I’ve just finish reading The Fountainhead by Ayn Rand. The book was excellent and has made me think deeply about issues surrounding politics, philosophy and creativity.
In the book, Rand outlines her philosophy of objectivism — in which individuals work in pursuit of rational self-interest — and can be seen as a reaction against both communism and forms of centralised political control. The enemies are alturism and collectivism — the virtue of doing things for other people and creating only as a larger social unit.
I first heard about Rand’s philosophies after watching All Watched Over by Machines of Loving Grace, a documentary by Adam Curtis, which was shown on BBC2 in 2011, and The Fountainhead has been on my reading list ever since.
I wasn’t expecting to agree with Rand’s point of view, but was keen to find out what elements of the story were so inspiring to many. I found that I agreed in some regards: that collectivism was stifling to creativity and that the celebration of the past successes is counter-productive to disruptive innovation. However, I did not agree that personal endeavours should never seek to help others and I do believe that there are times when one should look to past solutions to borrow from and build upon, rather than constantly seeking to re-invent the wheel.
Using the example of typography, I see collectivism as the adoption of Helvetica, objectism as the creation of a bespoke typeface. By using Helvetica, one is borrowing from a past successful creation; using something that is known to work well in a wide variety of situations; unlikely to offend. Creating something new relies on understanding the unique application and a degree of creativity in the individual. But it comes with a risk and requires time and money, which would not always be well spent in the majority of applications.
The following passage interested me:
“[…] Look at our so-called cultural endeavours. A lecturer who spouts some borrowed re-hash of nothing at all that means nothing at all to him—and the people who listen and don’t give a damn, but sit there in order to tell their friends, that they have attended a lecture by a famous name […]”
“[…] aren’t you making out a case against selfishness? Aren’t they all taking on a selfish motive—to be noticed, liked, admired?”
“—by others. At the price of their own self-respect […] they place others above self, in the exact manner which alturism demands. A truly selfish man cannot be affected by the approval of others. He doesn’t need it.”
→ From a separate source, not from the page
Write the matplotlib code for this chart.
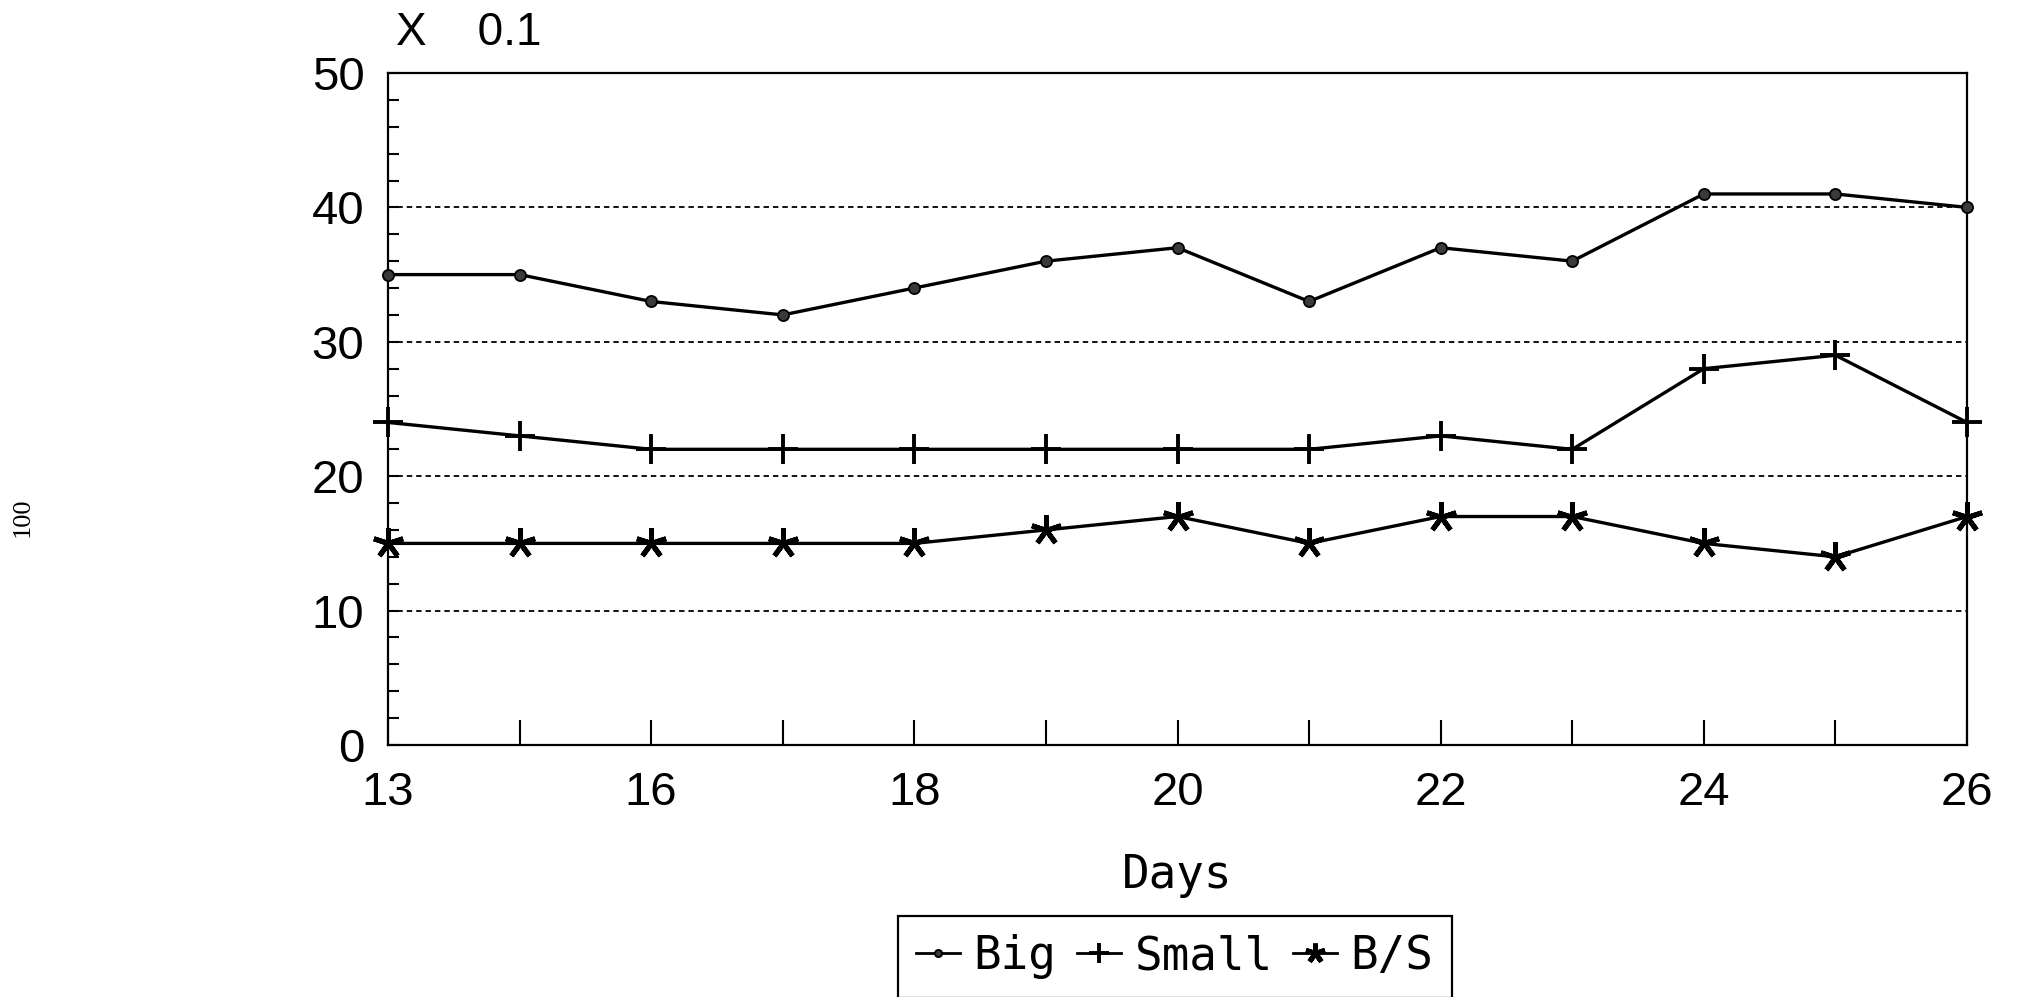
import matplotlib
matplotlib.use("Agg")
import matplotlib.pyplot as plt
from matplotlib.ticker import MultipleLocator, FixedLocator

# Sampling days (evenly spaced on the axis)
days = [13, 15, 16, 17, 18, 19, 20, 21, 22, 23, 24, 25, 26]
x_tick_labels = ["13", "", "16", "", "18", "", "20", "", "22", "", "24", "", "26"]

# Series values (axis scaled by 0.1)
big = [35, 35, 33, 32, 34, 36, 37, 33, 37, 36, 41, 41, 40]
small = [24, 23, 22, 22, 22, 22, 22, 22, 23, 22, 28, 29, 24]
ratio = [15, 15, 15, 15, 15, 16, 17, 15, 17, 17, 15, 14, 17]

series_names = ["Big", "Small", "B/S"]
y_ticks = [0, 10, 20, 30, 40, 50]

W, H = 2020, 997
fig = plt.figure(figsize=(W / 100, H / 100), dpi=100)
fig.patch.set_facecolor("white")

left, right, top, bottom = 388 / W, 1967 / W, 1 - 73 / H, 1 - 745 / H
ax = fig.add_axes([left, bottom, right - left, top - bottom])

xs = list(range(len(days)))
line_kw = dict(color="black", lw=2.4, clip_on=False, zorder=3)
ax.plot(xs, big, marker="o", ms=8, mfc="#3a3a3a", mec="black", mew=1.3,
        label=series_names[0], **line_kw)
ax.plot(xs, small, marker="+", ms=22, mew=2.8, label=series_names[1], **line_kw)
ax.plot(xs, ratio, marker=(5, 2, 0), ms=22, mew=3.6, label=series_names[2], **line_kw)

ax.set_xlim(0, len(days) - 1)
ax.set_ylim(0, 50)

# x axis: a tick at every day, labels on alternating days
ax.xaxis.set_major_locator(FixedLocator(xs))
ax.set_xticklabels(x_tick_labels)
ax.tick_params(axis="x", direction="in", length=18, width=1.5, pad=19,
               top=False, labelsize=34, labelfontfamily="Liberation Sans")

# y axis: majors every 10, minors every 2
ax.set_yticks(y_ticks)
ax.yaxis.set_minor_locator(MultipleLocator(2))
ax.tick_params(axis="y", which="major", direction="in", length=8, width=1.5,
               pad=17, right=False, labelsize=34, labelfontfamily="Liberation Sans")
ax.tick_params(axis="y", which="minor", direction="in", length=8, width=1.5, right=False)
ax.tick_params(axis="x", which="minor", bottom=False, top=False)

ax.yaxis.grid(True, which="major", color="black", linestyle=(0, (3, 2.2)), lw=1.3)
ax.set_axisbelow(True)

for sp in ax.spines.values():
    sp.set_linewidth(1.6)
    sp.set_color("black")

ax.set_xlabel("Days", fontsize=33, family="DejaVu Sans Mono", va="baseline")
ax.xaxis.set_label_coords(0.5, (745 - 888) / (745 - 73))

# scale factor note above the y axis
fig.text(396 / W, 1 - 45 / H, "X    0.1", fontsize=33, family="Liberation Sans",
         va="baseline", ha="left")

# side annotation
fig.text(23 / W, 1 - 517 / H, "100", fontsize=19, family="Liberation Serif",
         rotation=90, va="center", ha="center")

leg = fig.legend(loc="upper left", bbox_to_anchor=(898 / W, 1 - 916 / H), ncol=3,
                 frameon=True, fancybox=False, edgecolor="black", framealpha=1,
                 borderaxespad=0, handlelength=0.95, handletextpad=0.3,
                 columnspacing=0.45, borderpad=0.4,
                 prop={"family": "DejaVu Sans Mono", "size": 33})
leg.get_frame().set_linewidth(1.6)
for h in leg.legend_handles:
    h.set_markersize(h.get_markersize() * 0.65)
    h.set_linewidth(2.0)

fig.savefig("out.png", dpi=100)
Rand argues that our desire to be admired is not driven by selfish desires, but by our succumbing to the idea that we need to contribute to others’ lives. She also argues that the idea of alturism is used by those in power to control the proletariat by encouraging them to give up their free will in the hope of contributing to a humanitarian cause.
The documentary All Watched Over by Machines of Loving Grace refers to Carmen Hermosillo, who wrote an essay: Pandora’s Vox On Community in Cyberspace. In which, she suggests that the Internet, rather than providing a tool for democratisation, commoditises the user’s output, transferring power and information to controlling companies.
Both of the above make me think that when we use Facebook, Instagram and the like, we are not creating content for ourselves, but seeking the approval of others, and in doing so providing a commodity to these corporations to be sold back to us in the form of entertainment. Rand would have us seek to create something truly original, and to sell it ourselves as entrepreneurs. Whilst I don’t necessarily agree that everyone needs to become an entrepreneur, it is worth considering the increasing time we seem to spend recording and projecting our lives, and whether we, as individuals, benefit from it.